Op grond van artikel 41B van de Landsverordening op de Inkomstenbelasting 1943 komt u niet in aanmerking voor een definitieve aanslag inkomstenbelasting".
De brief van de Inspecteur sluit vervolgens of met een rechtsmiddelenverwijzing die belanghebbende wijst op de mogelijkheid tegen deze mededeling een bezwaar bij de Inspecteur in te dienen.
Met (dezelfde) dagtekening 23 april 2004 wordt evenwel ook een aanslag inkomstenbelasting opgelegd welke belanghebbende enige tijd later bereikt; het te betalen bedrag, na verrekening van loonbelasting, is Naf 12.728,00.

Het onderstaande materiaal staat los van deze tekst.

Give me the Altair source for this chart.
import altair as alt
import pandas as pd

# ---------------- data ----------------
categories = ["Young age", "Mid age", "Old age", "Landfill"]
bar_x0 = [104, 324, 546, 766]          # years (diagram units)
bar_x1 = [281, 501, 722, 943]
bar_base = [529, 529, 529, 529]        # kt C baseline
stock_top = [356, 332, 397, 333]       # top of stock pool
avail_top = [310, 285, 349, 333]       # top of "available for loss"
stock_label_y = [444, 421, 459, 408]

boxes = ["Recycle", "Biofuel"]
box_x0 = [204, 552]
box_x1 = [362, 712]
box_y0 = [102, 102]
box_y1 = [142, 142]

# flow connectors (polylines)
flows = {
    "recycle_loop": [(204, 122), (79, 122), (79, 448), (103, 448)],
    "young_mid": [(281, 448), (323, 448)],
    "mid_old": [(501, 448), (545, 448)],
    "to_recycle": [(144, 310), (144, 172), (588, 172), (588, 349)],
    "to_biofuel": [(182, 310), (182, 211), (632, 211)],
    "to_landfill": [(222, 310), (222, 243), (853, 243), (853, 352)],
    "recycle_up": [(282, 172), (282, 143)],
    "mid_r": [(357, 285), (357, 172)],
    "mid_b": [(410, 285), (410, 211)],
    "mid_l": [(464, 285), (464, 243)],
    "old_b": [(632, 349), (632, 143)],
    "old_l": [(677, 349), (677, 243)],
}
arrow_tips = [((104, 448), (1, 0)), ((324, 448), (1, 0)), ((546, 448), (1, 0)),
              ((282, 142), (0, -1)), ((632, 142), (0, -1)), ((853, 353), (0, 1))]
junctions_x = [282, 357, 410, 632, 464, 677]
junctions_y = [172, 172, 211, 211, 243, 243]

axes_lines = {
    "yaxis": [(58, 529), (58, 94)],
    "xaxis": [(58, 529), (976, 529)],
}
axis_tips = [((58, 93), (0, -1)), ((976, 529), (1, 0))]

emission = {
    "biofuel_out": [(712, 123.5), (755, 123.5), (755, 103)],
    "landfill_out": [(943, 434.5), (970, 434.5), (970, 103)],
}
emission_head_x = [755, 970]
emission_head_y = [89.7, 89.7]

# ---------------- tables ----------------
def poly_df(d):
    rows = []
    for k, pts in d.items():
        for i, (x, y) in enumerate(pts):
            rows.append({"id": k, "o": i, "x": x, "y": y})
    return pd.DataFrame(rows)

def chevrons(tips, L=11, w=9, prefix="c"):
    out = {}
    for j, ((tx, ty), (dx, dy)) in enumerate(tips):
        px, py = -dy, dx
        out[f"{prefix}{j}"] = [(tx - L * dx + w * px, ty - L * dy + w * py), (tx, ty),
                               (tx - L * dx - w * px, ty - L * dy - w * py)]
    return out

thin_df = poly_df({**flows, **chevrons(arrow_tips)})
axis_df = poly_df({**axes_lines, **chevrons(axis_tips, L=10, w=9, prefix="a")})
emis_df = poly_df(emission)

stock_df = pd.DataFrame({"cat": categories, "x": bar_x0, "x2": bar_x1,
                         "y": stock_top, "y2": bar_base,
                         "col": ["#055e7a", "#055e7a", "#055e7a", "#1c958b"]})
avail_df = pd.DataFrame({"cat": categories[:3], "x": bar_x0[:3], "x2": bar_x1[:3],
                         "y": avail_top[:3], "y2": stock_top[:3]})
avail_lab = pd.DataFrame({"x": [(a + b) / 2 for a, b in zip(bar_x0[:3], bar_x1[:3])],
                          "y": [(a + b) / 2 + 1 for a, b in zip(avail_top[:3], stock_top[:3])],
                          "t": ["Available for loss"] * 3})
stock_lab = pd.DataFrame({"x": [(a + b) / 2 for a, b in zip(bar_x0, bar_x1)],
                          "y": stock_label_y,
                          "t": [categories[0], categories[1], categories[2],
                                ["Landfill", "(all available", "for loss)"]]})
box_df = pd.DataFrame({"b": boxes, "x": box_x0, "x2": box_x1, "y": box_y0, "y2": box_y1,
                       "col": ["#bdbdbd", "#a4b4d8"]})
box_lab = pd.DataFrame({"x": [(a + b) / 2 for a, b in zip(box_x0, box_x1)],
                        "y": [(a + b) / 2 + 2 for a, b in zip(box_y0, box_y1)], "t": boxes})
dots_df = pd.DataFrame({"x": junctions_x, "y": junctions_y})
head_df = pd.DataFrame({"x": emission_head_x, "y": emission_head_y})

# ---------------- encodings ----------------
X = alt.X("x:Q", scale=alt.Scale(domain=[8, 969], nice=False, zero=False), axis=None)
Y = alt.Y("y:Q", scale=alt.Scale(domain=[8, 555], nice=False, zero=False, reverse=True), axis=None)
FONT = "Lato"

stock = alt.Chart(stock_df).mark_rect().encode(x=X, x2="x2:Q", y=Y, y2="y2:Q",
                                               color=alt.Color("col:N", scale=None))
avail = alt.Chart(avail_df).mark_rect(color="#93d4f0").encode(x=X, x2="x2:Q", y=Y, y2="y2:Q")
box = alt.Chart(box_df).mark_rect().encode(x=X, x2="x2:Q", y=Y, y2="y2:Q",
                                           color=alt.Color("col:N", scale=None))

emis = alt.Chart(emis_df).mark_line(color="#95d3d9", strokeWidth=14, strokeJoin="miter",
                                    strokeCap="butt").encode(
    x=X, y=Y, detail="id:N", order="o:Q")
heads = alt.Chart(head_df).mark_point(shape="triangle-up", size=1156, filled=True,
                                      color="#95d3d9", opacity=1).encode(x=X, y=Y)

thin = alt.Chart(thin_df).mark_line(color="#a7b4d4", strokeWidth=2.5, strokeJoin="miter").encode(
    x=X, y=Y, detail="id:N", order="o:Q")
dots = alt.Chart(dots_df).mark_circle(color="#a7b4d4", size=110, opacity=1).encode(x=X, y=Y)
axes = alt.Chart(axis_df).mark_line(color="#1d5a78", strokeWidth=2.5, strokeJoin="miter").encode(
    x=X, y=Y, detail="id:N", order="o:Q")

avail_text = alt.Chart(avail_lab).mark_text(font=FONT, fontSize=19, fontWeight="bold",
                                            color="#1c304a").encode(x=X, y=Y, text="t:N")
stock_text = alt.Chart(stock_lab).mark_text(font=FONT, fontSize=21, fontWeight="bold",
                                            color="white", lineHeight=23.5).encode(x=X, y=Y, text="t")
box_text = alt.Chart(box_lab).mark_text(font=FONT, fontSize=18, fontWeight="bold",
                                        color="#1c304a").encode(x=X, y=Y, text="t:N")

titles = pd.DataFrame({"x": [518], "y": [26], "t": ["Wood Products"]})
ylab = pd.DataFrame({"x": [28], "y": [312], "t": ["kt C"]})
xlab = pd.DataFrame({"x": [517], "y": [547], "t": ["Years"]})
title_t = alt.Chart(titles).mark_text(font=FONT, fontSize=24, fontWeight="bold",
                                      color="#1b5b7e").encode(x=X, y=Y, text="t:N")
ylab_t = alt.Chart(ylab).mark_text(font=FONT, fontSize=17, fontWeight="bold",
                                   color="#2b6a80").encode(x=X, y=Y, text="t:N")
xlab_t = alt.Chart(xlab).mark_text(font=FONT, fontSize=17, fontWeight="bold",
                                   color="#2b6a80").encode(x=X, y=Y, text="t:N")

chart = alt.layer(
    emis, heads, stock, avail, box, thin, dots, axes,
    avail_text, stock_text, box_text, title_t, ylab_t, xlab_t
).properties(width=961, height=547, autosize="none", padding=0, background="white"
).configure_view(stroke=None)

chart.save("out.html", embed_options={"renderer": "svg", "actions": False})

3.Standpunten van partijen

3.1.
In geschil is het antwoord op de vraag of de Inspecteur na zijn mededeling van 23 april 2004 nog gerechtigd was een primitieve aanslag inkomstenbelasting 2002 op te leggen aan belanghebbende, en, als dat niet het geval was, of de Inspecteur gerechtigd was om over het betreffende jaar een navorderingsaanslag aan belanghebbende op te leggen. Belanghebbende beantwoordt beide vragen ontkennend, de Inspecteur bevestigend.
3.2.
Partijen doen hun standpunten steunen op de gronden welke daartoe door hen zijn aangevoerd in de van hen afkomstige stukken, alsmede op hetgeen zij ter zitting hebben bijgebracht.

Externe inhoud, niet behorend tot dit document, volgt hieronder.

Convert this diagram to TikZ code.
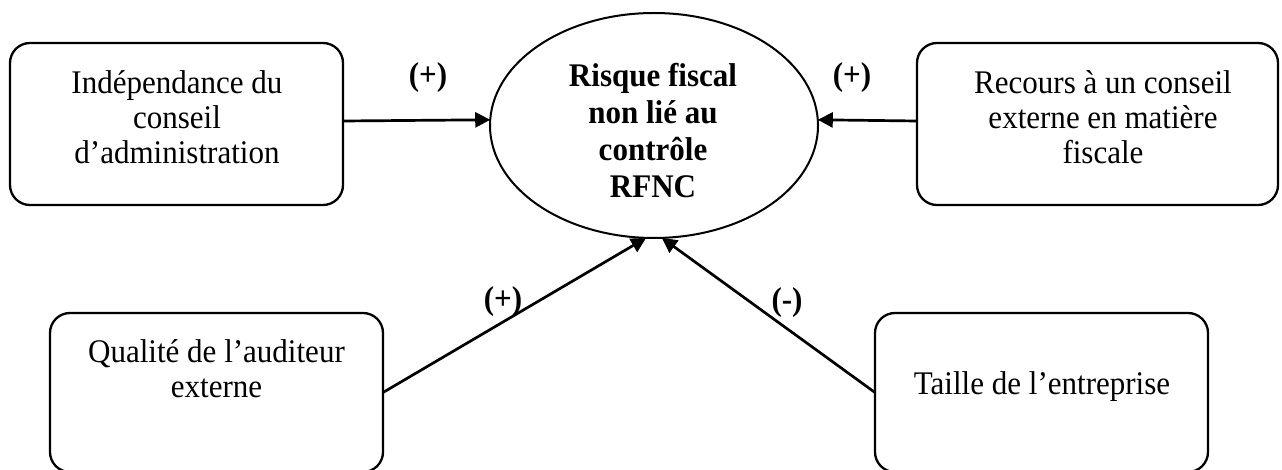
\documentclass[tikz,border=0pt]{standalone}
\usepackage{fontspec}
\setmainfont[FakeStretch=0.94]{Liberation Serif}
\usetikzlibrary{arrows.meta,shapes.geometric}
\begin{document}
\begin{tikzpicture}[x=1pt,y=-1pt,
  box/.style={draw, line width=2.3pt, rounded corners=20pt, inner sep=0pt, outer sep=0pt},
  txt/.style={align=center, inner sep=0pt, font=\fontsize{33}{35}\selectfont},
  sign/.style={inner sep=0pt, font=\fontsize{33}{35}\selectfont\bfseries},
  arr/.style={draw, line width=2.7pt, -{Triangle[length=15pt,width=15pt]}}]
\useasboundingbox (0,0) rectangle (1282,470);

% central construct
\node[ellipse, draw, line width=2pt, minimum width=328pt, minimum height=225pt,
      inner sep=0pt, outer sep=0pt] (ell) at (654,125.5) {};
\node[align=center, inner sep=0pt, font=\fontsize{33}{37}\selectfont\bfseries] (te) at (653,131)
  {Risque fiscal\\non lié au\\contrôle\\RFNC};

% explanatory variables
\node[box, minimum width=333pt, minimum height=162pt] (b1) at (176.5,124) {};
\node[txt] (t1) at (177,117) {Indépendance du\\conseil\\d’administration};

\node[box, minimum width=361pt, minimum height=162pt] (b2) at (1097.5,124) {};
\node[txt] (t2) at (1103,117) {Recours à un conseil\\externe en matière\\fiscale};

\node[box, minimum width=333pt, minimum height=159pt] (b3) at (216.5,392.5) {};
\node[txt] (t3) at (216.5,369) {Qualité de l’auditeur\\externe};

\node[box, minimum width=333pt, minimum height=159pt] (b4) at (1041.5,392.5) {};
\node[txt] (t4) at (1042,387) {Taille de l’entreprise};

% hypothesised effects
\draw[arr] ([yshift=3pt]b1.east) -- (ell.178);
\draw[arr] ([yshift=3pt]b2.west) -- (ell.2);
\draw[arr] (b3.east) -- (ell.-94);
\draw[arr] (b4.west) -- (ell.-86);

\node[sign] (s1) at (428,78) {(+)};
\node[sign] (s2) at (852,78) {(+)};
\node[sign] (s3) at (503,302) {(+)};
\node[sign] (s4) at (787,303) {(-)};
\end{tikzpicture}
\end{document}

4.Beoordeling van het geschil

4.1.
Met betrekking tot de eerste in geschil zijnde vraag merkt de Raad het volgende op. Gelet op artikel 12 van de ALL heeft de Inspecteur bij beschikking besloten geen aanslag op te leggen. De Raad leest deze beschikking als ware er een aanslag opgelegd en oordeelt dat het de Inspecteur derhalve niet vrij staat, afgezien van de situaties waarin een navorderingsaanslag kan worden opgelegd als omschreven in artikel 13 van de ALL, om in strijd met deze beschikking een aanslag op te leggen. De eerste vraag moet in de door belanghebbende voorgestane wijze worden beantwoord.
4.2.
Vervolgens is de vraag aan de orde of de Inspecteur gerechtigd was een navorderingsaanslag op te leggen. Artikel 13 van de ALL geeft aan in welke gevallen de Inspecteur hiertoe gerechtigd is. Als uitgangspunt heeft hierbij te gelden dat belanghebbende mag vertrouwen op de juistheid van de aan hem opgelegde primitieve aanslag of, zoals in casu, op de juistheid van de beschikking van de Inspecteur. Dat vertrouwen kan evenwel niet ontstaan in die situatie waarin het voor belanghebbende bij het ontvangen van de betreffende beschikking onmiddellijk duidelijk moet zijn geweest dat deze beschikking als gevolg van een vergissing heeft geleid tot een discrepantie tussen wat de Inspecteur wilde en wat hij in de beschikking heeft vastgelegd, met andere woorden dat er sprake moet zijn van een kennelijke schrijf- of tikfout of een daarmee gelijk te stellen vergissing. Naar het oordeel van de Raad moet belanghebbende bij het ontvangen van de mededeling dat hem geen aanslag zal worden opgelegd onmiddellijk hebben begrepen dat dit een voor hem uiterst voordelige vergissing van de Inspecteur was. De Raad leidt dit onder meer of uit het feit dat belanghebbende zelf een beschikking loonbelasting had aangevraagd in verband met zijn aftrekposten, het feit dat hij een aangifte inkomstenbelasting heeft gedaan waaruit een substantieel te betalen bedrag volgde en uit de omstandigheid dat belanghebbende wist of kon weten dat in verband met de eenmalige uitkering aan zijn echtgenote haar inkomen in dat betreffende jaar zo hoog was dat aan haar de niet-persoonlijke aftrekposten dienden te worden toegerekend.
4.3.
De Raad zal de aanslag die als een navorderingsaanslag heeft te gelden, in stand laten.

5.Beslissing

De Raad verklaart het beroep ongegrond
Aldus gedaan door mrs. J.Th. Drop, C.W.M. van Ballegooijen en G.J. van Muijen in tegenwoordigheid van de secretas S.J. Rasmijn en uitgesproken in het openbaar op 15 augustus 2008.